**Data**.
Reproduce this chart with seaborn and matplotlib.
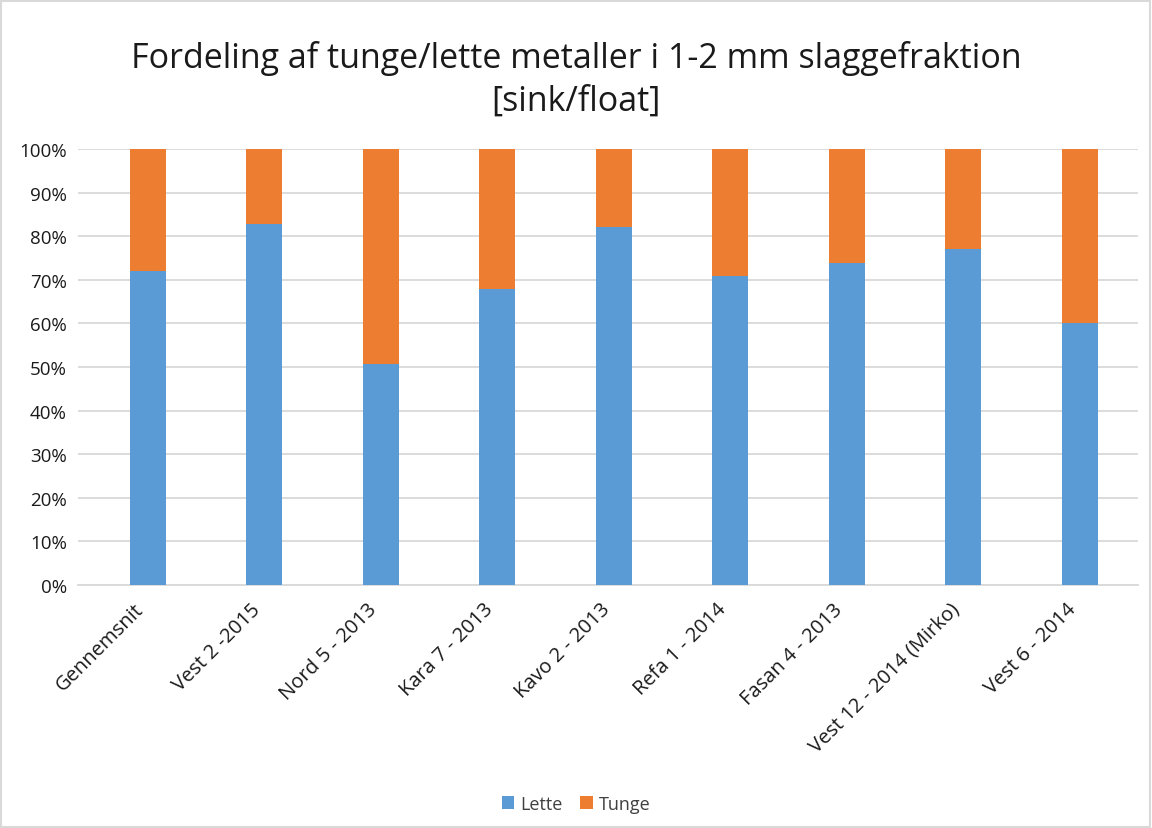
import matplotlib
matplotlib.use("Agg")
import matplotlib.pyplot as plt
import matplotlib.transforms as mtransforms
import seaborn as sns
import pandas as pd
from matplotlib.patches import Rectangle
from matplotlib.ticker import FuncFormatter, MultipleLocator

categories = ["Gennemsnit", "Vest 2 -2015", "Nord 5 - 2013", "Kara 7 - 2013", "Kavo 2 - 2013",
              "Refa 1 - 2014", "Fasan 4 - 2013", "Vest 12 - 2014 (Mirko)", "Vest 6 - 2014"]
lette = [72.1, 82.9, 50.6, 68.0, 82.2, 70.9, 73.8, 77.1, 60.1]
tunge = [27.9, 17.1, 49.4, 32.0, 17.8, 29.1, 26.2, 22.9, 39.9]

sns.set_theme(style="white")
plt.rcParams['font.family'] = ['Open Sans', 'DejaVu Sans']

df = pd.DataFrame({"cat": categories, "lette": lette, "tunge": tunge})
df["total"] = df["lette"] + df["tunge"]

fig = plt.figure(figsize=(11.52, 8.29), dpi=100)
ax = fig.add_axes([0.0677, 0.2931, 0.9201, 0.5259])

blue = "#5B9BD5"
orange = "#ED7D31"
sns.barplot(data=df, x="cat", y="total", color=orange, width=0.31, ax=ax,
            saturation=1, label="Tunge", zorder=2, edgecolor="none", linewidth=0)
sns.barplot(data=df, x="cat", y="lette", color=blue, width=0.31, ax=ax,
            saturation=1, label="Lette", zorder=3, edgecolor="none", linewidth=0)
if ax.get_legend() is not None:
    ax.get_legend().remove()

ax.set_ylim(0, 100)
ax.set_xlim(-0.6, len(categories) - 0.5)
ax.yaxis.set_major_locator(MultipleLocator(10))
ax.yaxis.set_major_formatter(FuncFormatter(lambda v, p: f"{v:.0f}%"))
ax.grid(axis="y", color="#D9D9D9", linewidth=1.3, zorder=0)
ax.set_axisbelow(True)
for s in ["top", "right", "left"]:
    ax.spines[s].set_visible(False)
ax.spines["bottom"].set_color("#D9D9D9")
ax.spines["bottom"].set_linewidth(1.3)
ax.set_xlabel("")
ax.set_ylabel("")
ax.tick_params(axis="y", labelsize=13.5, length=0, pad=8)
ax.tick_params(axis="x", labelsize=14.5, length=0, pad=10)
offset = mtransforms.ScaledTranslation(-14 / 100, 0, fig.dpi_scale_trans)
for lbl in ax.get_xticklabels():
    lbl.set_rotation(45)
    lbl.set_ha("right")
    lbl.set_rotation_mode("anchor")
    lbl.set_color("#1a1a1a")
    lbl.set_transform(lbl.get_transform() + offset)
plt.setp(ax.get_yticklabels(), color="#1a1a1a")

fig.text(0.5, 0.904, "Fordeling af tunge/lette metaller i 1-2 mm slaggefraktion\n[sink/float]",
         ha="center", va="center", fontsize=24.5, color="#1a1a1a", linespacing=1.35)

handles, labels = ax.get_legend_handles_labels()
order = [labels.index("Lette"), labels.index("Tunge")]
leg = fig.legend([handles[i] for i in order], [labels[i] for i in order],
                 loc="center", bbox_to_anchor=(0.5, 0.029), ncol=2, frameon=False,
                 fontsize=13, handlelength=0.7, handleheight=0.7, handletextpad=0.3,
                 columnspacing=1.0)
for t in leg.get_texts():
    t.set_color("#404040")

fig.patches.append(Rectangle((0.001, 0.001), 0.997, 0.997, transform=fig.transFigure,
                             fill=False, edgecolor="#D9D9D9", linewidth=1.5))

fig.savefig("out.png", dpi=100)
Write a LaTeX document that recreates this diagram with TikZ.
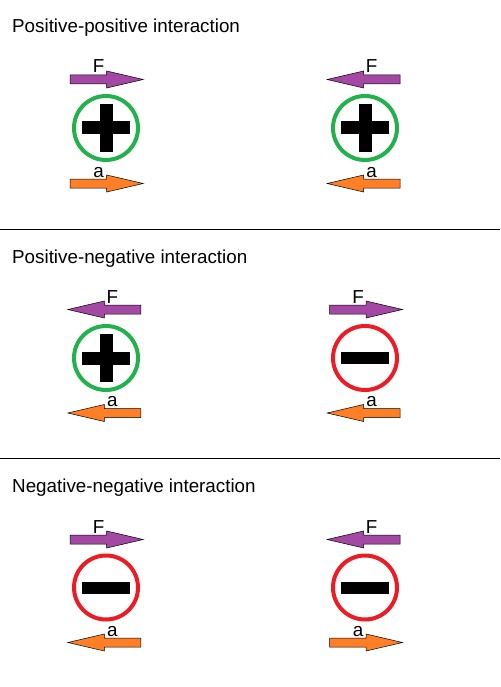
\documentclass[tikz,border=0pt]{standalone}
\usepackage{fontspec}
\setmainfont{Liberation Sans}
\usetikzlibrary{positioning,calc}

\definecolor{forcepurple}{RGB}{163,73,164}
\definecolor{accorange}{RGB}{255,127,39}
\definecolor{posgreen}{RGB}{34,177,76}
\definecolor{negred}{RGB}{237,28,36}

\tikzset{
  lbl/.style={anchor=base, inner sep=0pt, font=\fontsize{18.8}{22}\selectfont},
  paneltitle/.style={anchor=base west, inner sep=0pt, font=\fontsize{18.8}{22}\selectfont},
  charge/.style={circle, draw=#1, line width=4pt, minimum size=64pt, inner sep=0pt},
}

% x, y, direction (1 right, -1 left), colour, label, name
\newcommand{\blockarrow}[6]{%
  \begin{scope}[shift={({#1+1.2*(#3)},#2)}, xscale=#3]
    \draw[fill=#4, line width=0.5pt] (-36.5,-4.5) -- (0,-4.5) -- (0,-8.5) -- (36.5,0)
      -- (0,8.5) -- (0,4.5) -- (-36.5,4.5) -- cycle;
  \end{scope}
  \node[lbl] (#6) at ({#1+1.2*(#3)-8*(#3)},{#2-6.5}) {#5};
}
\newcommand{\plussign}[1]{%
  \fill ($(#1)+(-24,-6.5)$) rectangle ++(48,13);
  \fill ($(#1)+(-6.5,-24)$) rectangle ++(13,48);
}
\newcommand{\minussign}[1]{%
  \fill ($(#1)+(-24,-6)$) rectangle ++(48,12);
}

\begin{document}
\begin{tikzpicture}[x=1pt,y=-1pt]
  \useasboundingbox (0,0) rectangle (500,687);

  \node[paneltitle] (t1) at (12,33) {Positive-positive interaction};
  \node[paneltitle] (t2) at (12,263) {Positive-negative interaction};
  \node[paneltitle] (t3) at (12,492.5) {Negative-negative interaction};

  \draw[line width=1pt] (0,229.5) -- (500,229.5);
  \draw[line width=1pt] (0,458.5) -- (500,458.5);

  % positive-positive
  \blockarrow{105.5}{79.5}{1}{forcepurple}{F}{f11}
  \node[charge=posgreen] (q11) at (106,128) {};
  \plussign{q11}
  \blockarrow{105.5}{183.5}{1}{accorange}{a}{a11}
  \blockarrow{364.8}{79.5}{-1}{forcepurple}{F}{f12}
  \node[charge=posgreen] (q12) at (365,128) {};
  \plussign{q12}
  \blockarrow{364.8}{183.5}{-1}{accorange}{a}{a12}

  % positive-negative
  \blockarrow{105.5}{309.5}{-1}{forcepurple}{F}{f21}
  \node[charge=posgreen] (q21) at (106,358) {};
  \plussign{q21}
  \blockarrow{105.5}{413}{-1}{accorange}{a}{a21}
  \blockarrow{364.8}{309.5}{1}{forcepurple}{F}{f22}
  \node[charge=negred] (q22) at (365,358) {};
  \minussign{q22}
  \blockarrow{364.8}{413}{-1}{accorange}{a}{a22}

  % negative-negative
  \blockarrow{105.5}{539.5}{1}{forcepurple}{F}{f31}
  \node[charge=negred] (q31) at (106,587.5) {};
  \minussign{q31}
  \blockarrow{105.5}{642.5}{-1}{accorange}{a}{a31}
  \blockarrow{364.8}{539.5}{-1}{forcepurple}{F}{f32}
  \node[charge=negred] (q32) at (365,587.5) {};
  \minussign{q32}
  \blockarrow{364.8}{642.5}{1}{accorange}{a}{a32}
\end{tikzpicture}
\end{document}
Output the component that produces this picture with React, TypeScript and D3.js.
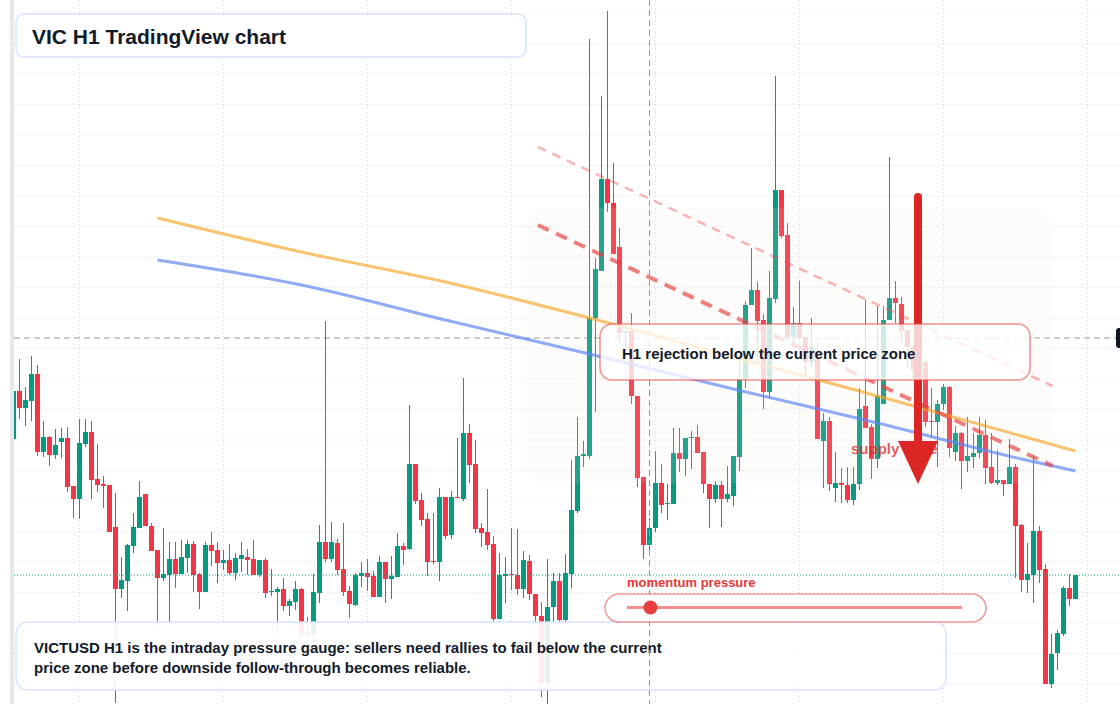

**Exercise objective**. Set down the material exactly, every line of it, except for the pictures.

**Answer to this problem**.
Reproduce this chart with seaborn and matplotlib.
import matplotlib
matplotlib.use("Agg")
import matplotlib.pyplot as plt
import matplotlib.transforms as mtransforms
import seaborn as sns
import pandas as pd
from matplotlib.patches import Rectangle
from matplotlib.ticker import FuncFormatter, MultipleLocator

categories = ["Gennemsnit", "Vest 2 -2015", "Nord 5 - 2013", "Kara 7 - 2013", "Kavo 2 - 2013",
              "Refa 1 - 2014", "Fasan 4 - 2013", "Vest 12 - 2014 (Mirko)", "Vest 6 - 2014"]
lette = [72.1, 82.9, 50.6, 68.0, 82.2, 70.9, 73.8, 77.1, 60.1]
tunge = [27.9, 17.1, 49.4, 32.0, 17.8, 29.1, 26.2, 22.9, 39.9]

sns.set_theme(style="white")
plt.rcParams['font.family'] = ['Open Sans', 'DejaVu Sans']

df = pd.DataFrame({"cat": categories, "lette": lette, "tunge": tunge})
df["total"] = df["lette"] + df["tunge"]

fig = plt.figure(figsize=(11.52, 8.29), dpi=100)
ax = fig.add_axes([0.0677, 0.2931, 0.9201, 0.5259])

blue = "#5B9BD5"
orange = "#ED7D31"
sns.barplot(data=df, x="cat", y="total", color=orange, width=0.31, ax=ax,
            saturation=1, label="Tunge", zorder=2, edgecolor="none", linewidth=0)
sns.barplot(data=df, x="cat", y="lette", color=blue, width=0.31, ax=ax,
            saturation=1, label="Lette", zorder=3, edgecolor="none", linewidth=0)
if ax.get_legend() is not None:
    ax.get_legend().remove()

ax.set_ylim(0, 100)
ax.set_xlim(-0.6, len(categories) - 0.5)
ax.yaxis.set_major_locator(MultipleLocator(10))
ax.yaxis.set_major_formatter(FuncFormatter(lambda v, p: f"{v:.0f}%"))
ax.grid(axis="y", color="#D9D9D9", linewidth=1.3, zorder=0)
ax.set_axisbelow(True)
for s in ["top", "right", "left"]:
    ax.spines[s].set_visible(False)
ax.spines["bottom"].set_color("#D9D9D9")
ax.spines["bottom"].set_linewidth(1.3)
ax.set_xlabel("")
ax.set_ylabel("")
ax.tick_params(axis="y", labelsize=13.5, length=0, pad=8)
ax.tick_params(axis="x", labelsize=14.5, length=0, pad=10)
offset = mtransforms.ScaledTranslation(-14 / 100, 0, fig.dpi_scale_trans)
for lbl in ax.get_xticklabels():
    lbl.set_rotation(45)
    lbl.set_ha("right")
    lbl.set_rotation_mode("anchor")
    lbl.set_color("#1a1a1a")
    lbl.set_transform(lbl.get_transform() + offset)
plt.setp(ax.get_yticklabels(), color="#1a1a1a")

fig.text(0.5, 0.904, "Fordeling af tunge/lette metaller i 1-2 mm slaggefraktion\n[sink/float]",
         ha="center", va="center", fontsize=24.5, color="#1a1a1a", linespacing=1.35)

handles, labels = ax.get_legend_handles_labels()
order = [labels.index("Lette"), labels.index("Tunge")]
leg = fig.legend([handles[i] for i in order], [labels[i] for i in order],
                 loc="center", bbox_to_anchor=(0.5, 0.029), ncol=2, frameon=False,
                 fontsize=13, handlelength=0.7, handleheight=0.7, handletextpad=0.3,
                 columnspacing=1.0)
for t in leg.get_texts():
    t.set_color("#404040")

fig.patches.append(Rectangle((0.001, 0.001), 0.997, 0.997, transform=fig.transFigure,
                             fill=False, edgecolor="#D9D9D9", linewidth=1.5))

fig.savefig("out.png", dpi=100)
Write a LaTeX document that recreates this diagram with TikZ.
\documentclass[tikz,border=0pt]{standalone}
\usepackage{fontspec}
\setmainfont{Liberation Sans}
\usetikzlibrary{positioning,calc}

\definecolor{forcepurple}{RGB}{163,73,164}
\definecolor{accorange}{RGB}{255,127,39}
\definecolor{posgreen}{RGB}{34,177,76}
\definecolor{negred}{RGB}{237,28,36}

\tikzset{
  lbl/.style={anchor=base, inner sep=0pt, font=\fontsize{18.8}{22}\selectfont},
  paneltitle/.style={anchor=base west, inner sep=0pt, font=\fontsize{18.8}{22}\selectfont},
  charge/.style={circle, draw=#1, line width=4pt, minimum size=64pt, inner sep=0pt},
}

% x, y, direction (1 right, -1 left), colour, label, name
\newcommand{\blockarrow}[6]{%
  \begin{scope}[shift={({#1+1.2*(#3)},#2)}, xscale=#3]
    \draw[fill=#4, line width=0.5pt] (-36.5,-4.5) -- (0,-4.5) -- (0,-8.5) -- (36.5,0)
      -- (0,8.5) -- (0,4.5) -- (-36.5,4.5) -- cycle;
  \end{scope}
  \node[lbl] (#6) at ({#1+1.2*(#3)-8*(#3)},{#2-6.5}) {#5};
}
\newcommand{\plussign}[1]{%
  \fill ($(#1)+(-24,-6.5)$) rectangle ++(48,13);
  \fill ($(#1)+(-6.5,-24)$) rectangle ++(13,48);
}
\newcommand{\minussign}[1]{%
  \fill ($(#1)+(-24,-6)$) rectangle ++(48,12);
}

\begin{document}
\begin{tikzpicture}[x=1pt,y=-1pt]
  \useasboundingbox (0,0) rectangle (500,687);

  \node[paneltitle] (t1) at (12,33) {Positive-positive interaction};
  \node[paneltitle] (t2) at (12,263) {Positive-negative interaction};
  \node[paneltitle] (t3) at (12,492.5) {Negative-negative interaction};

  \draw[line width=1pt] (0,229.5) -- (500,229.5);
  \draw[line width=1pt] (0,458.5) -- (500,458.5);

  % positive-positive
  \blockarrow{105.5}{79.5}{1}{forcepurple}{F}{f11}
  \node[charge=posgreen] (q11) at (106,128) {};
  \plussign{q11}
  \blockarrow{105.5}{183.5}{1}{accorange}{a}{a11}
  \blockarrow{364.8}{79.5}{-1}{forcepurple}{F}{f12}
  \node[charge=posgreen] (q12) at (365,128) {};
  \plussign{q12}
  \blockarrow{364.8}{183.5}{-1}{accorange}{a}{a12}

  % positive-negative
  \blockarrow{105.5}{309.5}{-1}{forcepurple}{F}{f21}
  \node[charge=posgreen] (q21) at (106,358) {};
  \plussign{q21}
  \blockarrow{105.5}{413}{-1}{accorange}{a}{a21}
  \blockarrow{364.8}{309.5}{1}{forcepurple}{F}{f22}
  \node[charge=negred] (q22) at (365,358) {};
  \minussign{q22}
  \blockarrow{364.8}{413}{-1}{accorange}{a}{a22}

  % negative-negative
  \blockarrow{105.5}{539.5}{1}{forcepurple}{F}{f31}
  \node[charge=negred] (q31) at (106,587.5) {};
  \minussign{q31}
  \blockarrow{105.5}{642.5}{-1}{accorange}{a}{a31}
  \blockarrow{364.8}{539.5}{-1}{forcepurple}{F}{f32}
  \node[charge=negred] (q32) at (365,587.5) {};
  \minussign{q32}
  \blockarrow{364.8}{642.5}{1}{accorange}{a}{a32}
\end{tikzpicture}
\end{document}
Output the component that produces this picture with React, TypeScript and D3.js.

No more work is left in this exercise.